Die Grundgedanken von Imago bieten uns gerade jetzt wertvolles Handwerkzeug, um in der Krise zu wachsen.

  1. Ich bin Ich und Du bist Du, Ich bin nicht wie Du und du bist nicht wie Ich.

Das „Fremde“ an dir bleibt mir oft unverständlich und macht Druck. In Krisensituationen verstärkt sich die Unsicherheit und das Angstgefühl. Ich habe in dieser Situation vielleicht größere Bedenken als mein Partner und rege mich darüber auf, dass er die Entwicklung offensichtlich nicht so ernst nimmt. Je mehr ich die Bedenken äußere, umso stärker betont mein Gegenüber, dass es nicht so schlimm ist. In der Krise verdichten sich die Spannungen in den Beziehungen und speziell auch in der Partnerschaft. Was wir jetzt brauchen ist ein vertrauensvoller Dialog, in dem wir einander zuhören, uns verstehen lernen und uns annehmen in der unterschiedlichen Befindlichkeit. Das gelingt nur, wenn sich jeder auch seinen eigenen Ängsten stellt und in der Selbstreflexion erkennt, warum er die Haltung des Partners ablehnt. Wenn einer eher der ängstlichere Typ ist, ist das seine Überlebensstrategie, mit der er auf die Bedrohungen in seiner Kindheit reagiert hat. In derselben Situation könnte der Partner auch entscheiden, dass die Bedrohung, die er fühlt, nicht so schlimm sein darf, und bekämpft mit dieser Strategie seine Angst. Zwei unterschiedliche Wege, mit Bedrohung umzugehen. Der Imago Dialog gibt uns die Struktur für ein verständnisvolles Gespräch. Verständnisvoller Dialog statt reaktiver Monolog. Dafür brauchen wir im Krisenmodus nochmal mehr Mut und Kraft. Der Lohn für diese Mühe ist die Erfahrung, eine Krise miteinander bewältigen zu können. Die Krise treibt uns nicht in die Isolation, sondern stärkt unser „Wir-Gefühl“.  Der Imago-Dialog ist das geeignete Werkzeug gegen Isolation.

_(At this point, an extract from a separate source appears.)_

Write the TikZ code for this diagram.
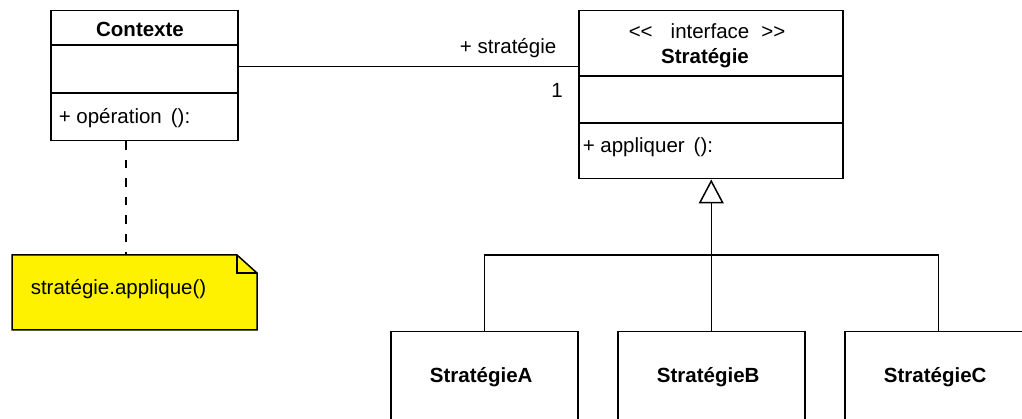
\documentclass[tikz,border=0pt]{standalone}
\usepackage{fontspec}
\setmainfont{Liberation Sans}
\usetikzlibrary{arrows.meta}
\begin{document}
\begin{tikzpicture}[x=1pt,y=-1pt,line width=1.5pt,
  cls/.style={draw,rectangle,inner sep=0pt,anchor=north west},
  txt/.style={inner sep=0pt,font=\fontsize{20.5}{24}\selectfont},
  boldtxt/.style={inner sep=0pt,font=\fontsize{20.5}{24}\selectfont\bfseries},
  notedash/.style={dash pattern=on 8.5pt off 10pt},
  gen/.style={-{Triangle[open,length=24pt,width=25pt]}}]
\useasboundingbox (0,0) rectangle (1022,419);
\clip (0,0) rectangle (1022,419);
% Contexte
\node[cls,minimum width=187pt,minimum height=130pt] (ctx) at (50,10) {};
\draw (50,45) -- (237,45);
\draw (50,93) -- (237,93);
\node[boldtxt] (ctxname) at (140,29) {Contexte};
\node[txt,anchor=west] (ctxop) at (58,118) {+ opération\hspace{9pt}():};
% Strategie
\node[cls,minimum width=264pt,minimum height=168pt] (strat) at (578,10) {};
\draw (578,76) -- (842,76);
\draw (578,123) -- (842,123);
\node[txt,anchor=west] (stereo) at (628,31) {<\kern0pt<\hspace{18pt}interface\hspace{12pt}>\kern0pt>};
\node[boldtxt] (stratname) at (705,58) {Stratégie};
\node[txt,anchor=west] (stratop) at (582,147) {+ appliquer\hspace{9pt}():};
% association
\draw ([yshift=9pt]ctx.east) coordinate (a1) -- (a1 -| strat.west);
\node[txt,anchor=east] (role) at (557,48) {+ stratégie};
\node[txt] (mult) at (557,90) {1};
% subclasses
\node[cls,minimum width=187pt,minimum height=120pt] (sA) at (390,331) {};
\node[cls,minimum width=187pt,minimum height=120pt] (sB) at (617,331) {};
\node[cls,minimum width=187pt,minimum height=120pt] (sC) at (844,331) {};
\node[boldtxt] (nA) at ([xshift=-3pt,yshift=-46pt]sA.north) {StratégieA};
\node[boldtxt] (nB) at ([xshift=-3pt,yshift=-46pt]sB.north) {StratégieB};
\node[boldtxt] (nC) at ([xshift=-3pt,yshift=-46pt]sC.north) {StratégieC};
\coordinate (hub) at ([yshift=76pt]sB.north);
\draw (sA.north) |- (hub);
\draw (sC.north) |- (hub);
\draw (sB.north) -- (hub);
\draw[gen] (hub) -- (hub |- strat.south);
% note
\node[inner sep=0pt,anchor=north west,minimum width=245pt,minimum height=75pt] (note) at (12,255) {};
\filldraw[fill=yellow] (12,255) -- (237,255) -- (257,273) -- (257,330) -- (12,330) -- cycle;
\draw (237,255) -- (237,273) -- (257,273);
\node[txt,anchor=west] (notetxt) at (30,289) {stratégie.applique()};
\draw[notedash] ([xshift=-18.5pt]ctx.south) coordinate (d1) -- (d1 |- note.north);
\end{tikzpicture}
\end{document}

  1. Wertschätzung ist der Anfang jedes Dialoges. In der Krisenerfahrung gehört diese Übung zu den größten Ressourcen. Bei allen Einschränkungen darf ich immer dankbarer werden für das, was ich noch habe und was wir füreinander tun können.  Ich schätze an dir…“ hilft mir wahrzunehmen, wo und wie sich mein Gegenüber einsetzt. Meine Wahrnehmung richtet sich auf das Positive und das hat wiederum positive Wirkung auf meine gesamte Bio-psychosoziale Gesundheit. In der Wertschätzungsübung drücken wir unsere Dankbarkeit aus für das, was wir uns gegenseitig schenken, und stärken damit unsere Verbundenheit.

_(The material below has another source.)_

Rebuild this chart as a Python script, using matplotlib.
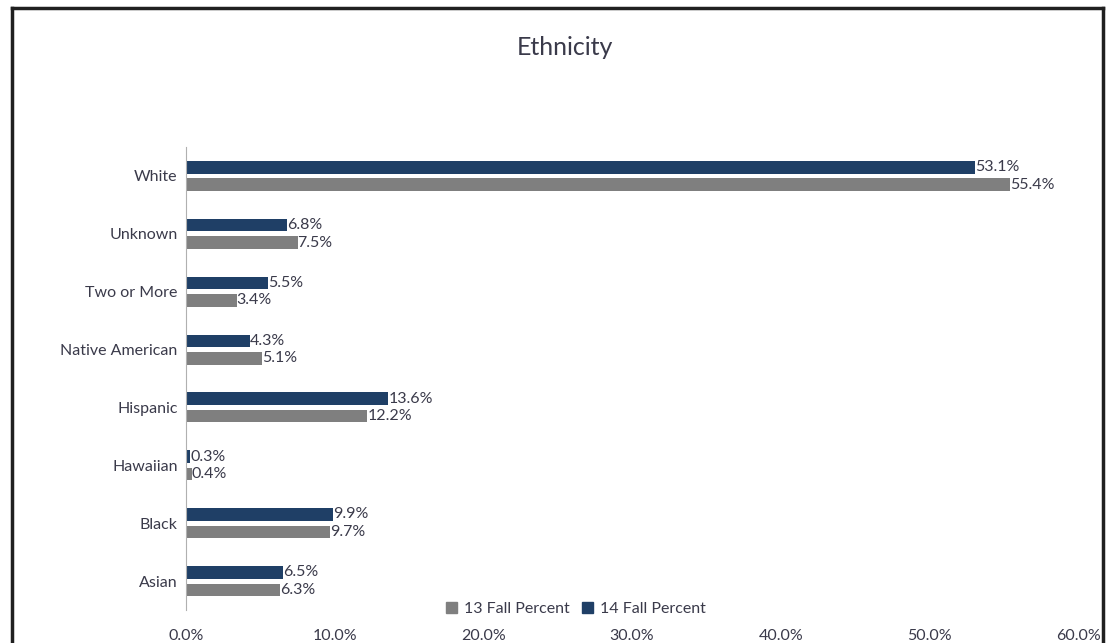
import matplotlib
matplotlib.use("Agg")
import matplotlib.pyplot as plt
import numpy as np
from matplotlib.lines import Line2D
from matplotlib.patches import Patch

plt.rcParams['font.family'] = ['Lato', 'DejaVu Sans']

# data
categories = ["Asian", "Black", "Hawaiian", "Hispanic", "Native American",
              "Two or More", "Unknown", "White"]
fall13 = [6.3, 9.7, 0.4, 12.2, 5.1, 3.4, 7.5, 55.4]
fall14 = [6.5, 9.9, 0.3, 13.6, 4.3, 5.5, 6.8, 53.1]
xticks = [0, 10, 20, 30, 40, 50, 60]

navy = "#1f3f66"
gray = "#7f7f7f"
txt = "#3a3a4a"

fig = plt.figure(figsize=(11.14, 6.43), dpi=100)
ax = fig.add_axes([0.167, 0.0513, 0.8007, 0.720])

y = np.arange(len(categories))
h = 0.216
off = 0.151
ax.barh(y + off, fall14, height=h, color=navy)
ax.barh(y - off, fall13, height=h, color=gray)

for yi, v in zip(y, fall14):
    ax.text(v, yi + off, f"{v:.1f}%", va="center", ha="left", fontsize=11.5, color=txt)
for yi, v in zip(y, fall13):
    ax.text(v, yi - off, f"{v:.1f}%", va="center", ha="left", fontsize=11.5, color=txt)

ax.set_xlim(0, 60)
ax.set_ylim(-0.5, len(categories) - 0.5)
ax.set_yticks(y)
ax.set_yticklabels(categories, fontsize=11.5, color=txt)
ax.set_xticks(xticks)
ax.set_xticklabels([f"{t:.1f}%" for t in xticks], fontsize=11.5, color=txt)
ax.tick_params(axis="both", length=0)
ax.tick_params(axis="x", pad=14)
ax.tick_params(axis="y", pad=6)
for s in ["top", "right", "bottom"]:
    ax.spines[s].set_visible(False)
ax.spines["left"].set_color("#b0b0b0")

fig.text(0.507, 0.926, "Ethnicity", ha="center", va="center", fontsize=18, color=txt)

handles = [Patch(color=gray, label="13 Fall Percent"), Patch(color=navy, label="14 Fall Percent")]
fig.legend(handles=handles, loc="center", bbox_to_anchor=(0.517, 0.053), ncol=2,
           frameon=False, fontsize=11.5, handlelength=0.7, handleheight=0.7,
           handletextpad=0.4, columnspacing=0.8, labelcolor=txt)

# outer frame (bottom cut off)
fig.add_artist(Line2D([0.011, 0.011], [0.0, 0.988], color="#202020", lw=2.5))
fig.add_artist(Line2D([0.011, 0.990], [0.988, 0.988], color="#202020", lw=2.5))
fig.add_artist(Line2D([0.990, 0.990], [0.0, 0.988], color="#202020", lw=2.5))

fig.savefig("out.png", dpi=100)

  2. In der Coronakrise treten andere Krisenerfahrungen in den Hintergrund.  So liegt in dieser Krise die große Chance, dass wir uns auf das wirklich Wichtige konzentrieren – den Menschen, dem ich gerade begegne!
  3. Der Religionsphilosoph Martin Buber schreibt: Das „Ich“ kommt aus dem „Du“, und klärt sich am „ewigen Du“ Gottes. Die verlängerten Linien der Beziehungen schneiden sich im „ewigen Du“. Imago beschreibt, wie die Partner mit ihrer Haltung und Stimmung den Zwischenraum gestalten und dieser Zwischenraum Wirkung auf sie hat.  Dieser Zwischenraum wird genährt vom „Ewigen DU“ Gottes. Wir erleben eine Annahme und Wertschätzung, die außerhalb unsrer Möglichkeiten liegt. Wir sind unseren eigenen Begrenzungen nicht ausgeliefert, sondern haben Zugang zu dieser göttlichen Liebe, die uns erfüllt. In diesem Sinne wird der Paarzwischenraum für mich ein heiliger und gleichzeitig heilsamer Raum. Diese tröstliche Hoffnung stärkt mitten in der Krise. Wo es gelingt, wird es zu einer spirituellen Erfahrung, in der ich lerne, meinen Schöpfer, mich selbst und mein Gegenüber lieben zu lieben.
  4. Alles Leben ist Entwicklung; dies sind die ersten Impulse bezüglich Imago in der Krise und laden ein, weiter zu denken und zu entwickeln. Diese Krise kann uns helfen die Partnerschaft bewusst zu gestalten und Liebe neu zu entfachen.